Written by: Jeff Zemsky
5/30/2023

Read Time: 8 min

Your digital transformation starts with the Bill of Materials or BOM. In fact, a BOM is the key to manufacturing agility. 

What is a BOM?

The bill of materials is the comprehensive list of all the inputs required to manufacture a product. It stipulates raw materials, components, and instructions, and is normally created in a hierarchical format. This format indicates the finished product at the highest level, and subordinate inputs nested below, each within it’s appropriate sub-component. The BOM centralizes all the information needed to manufacture the product it defines.

The importance of a Bill of Materials

A well-structured bill of materials is critical for enabling engineering processes and, for more advanced product lifecycle management (PLM) implementations, informing downstream processes in manufacturing and service. And thus, for manufacturing companies the BOM serves as a foundational component of any digital thread initiative. With digital transformation in its various forms becoming a competitive differentiator, it’s more important than ever to consider the value of your BOM strategy.

The purpose of a BOM

What is the perfect digital product representation (or BOM)? It needs to be fit for purpose for your product and company. On one end of the spectrum is a company that designs and manufactures furniture. On the other end is a company that designs and manufactures CAT scan machines. It’s easy to understand that the digital definition of a sofa or chair is far different than one representing a CAT scan machine – the latter will include far more information about the product.
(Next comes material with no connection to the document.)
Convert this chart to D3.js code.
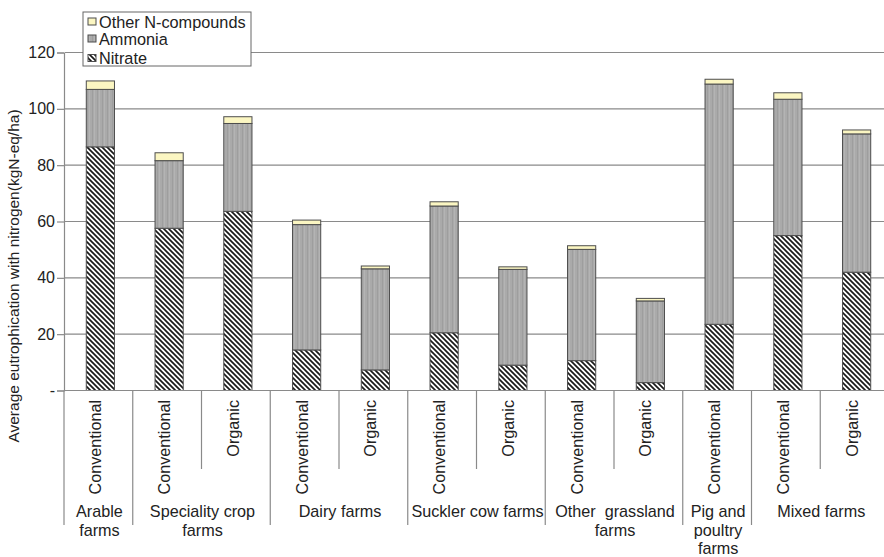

With that in mind, the goal is to create the simplest, and most accurate digital representation possible and then make it fit for use across the enterprise. After all, each stakeholder – from engineering, manufacturing, and sourcing to sales, marketing, service, and quality – will need to use the BOM in different ways to suit their purposes.

What are the types of Bill of Materials?

Engineering BOM

The engineering bill of materials, or EBOM, defines elements, parts and assemblies designed by the engineering department. It generally indicates the component structure from a functional perspective, including a mechanical drawing of the products. As a product’s design is revised, more than one EBOM may be created over time.

Manufacturing BOM

The manufacturing bill of materials, or MBOM, includes all the items and sub-assemblies needed to create the final manufactured, shippable product. Information in the MBOM describes how elements in the BOM relate to one another, and is often shared across the enterprise’s integrated business systems, such as ERP, MRP and MES systems.

Service BOM

The SBOM provides a managed view of a given product’s parts or assemblies that can be serviced, or have an impact on service, throughout a product’s lifecycle. It represents the product with a defined set of service-related definitions, helping coordinate service and support of the product over the course of its operational life.

What’s included in an effective BOM?

To be effective, a BOM should include an extensive array of components, each of which serve a specific purpose.

  • Levels, showing where parts fit into an overall hierarchy
  • Part name, to identify and categorize parts being manufactured – inclusive of mechanical, electrical, and software components
  • Part numbers, which, depending on the system, may provide critical information about the part Manufacturer’s name, to further help identify the part or assembly
  • Part phase, to indicate where each part fits within the product lifecycle
  • Alternate parts, to indicate whether a given piece of the BOM can be swapped for another
  • Priority analysis, defining the relative criticality of parts to help prioritize purchasing and manage lead times
  • Comments and notes, providing additional detail and documentation
  • Descriptions, conveying necessary and/or distinguishing details about each part
  • Quantity, indicating how many components are needed
  • Procurement specifications, describing how parts are made or purchased

What are the advantages of a BOM?

The advantages of a BOM are numerous, and they will manifest in deferent ways depending on industry, product complexity, the go-to-market strategy of your business, its PLM maturity, and many other factors. At a high level, most of these advantages can be categorized in four buckets: Enabling agility, allowing for a part-centric approach, streamlining critical processes, and elevating manufacturing.

Enables agility

Like most manufacturers, you are likely grappling to ensure speed and agility in the face of a growing number of product options and variants. Homegrown BOM management tools and processes make it challenging to find and ensure traceability and associativity of the right product information. To embrace agile, you need a seamless flow of information between the teams designing and developing products, planning for the manufacture of the products, and selling and servicing the products. A digital BOM that fully represents the product is the answer.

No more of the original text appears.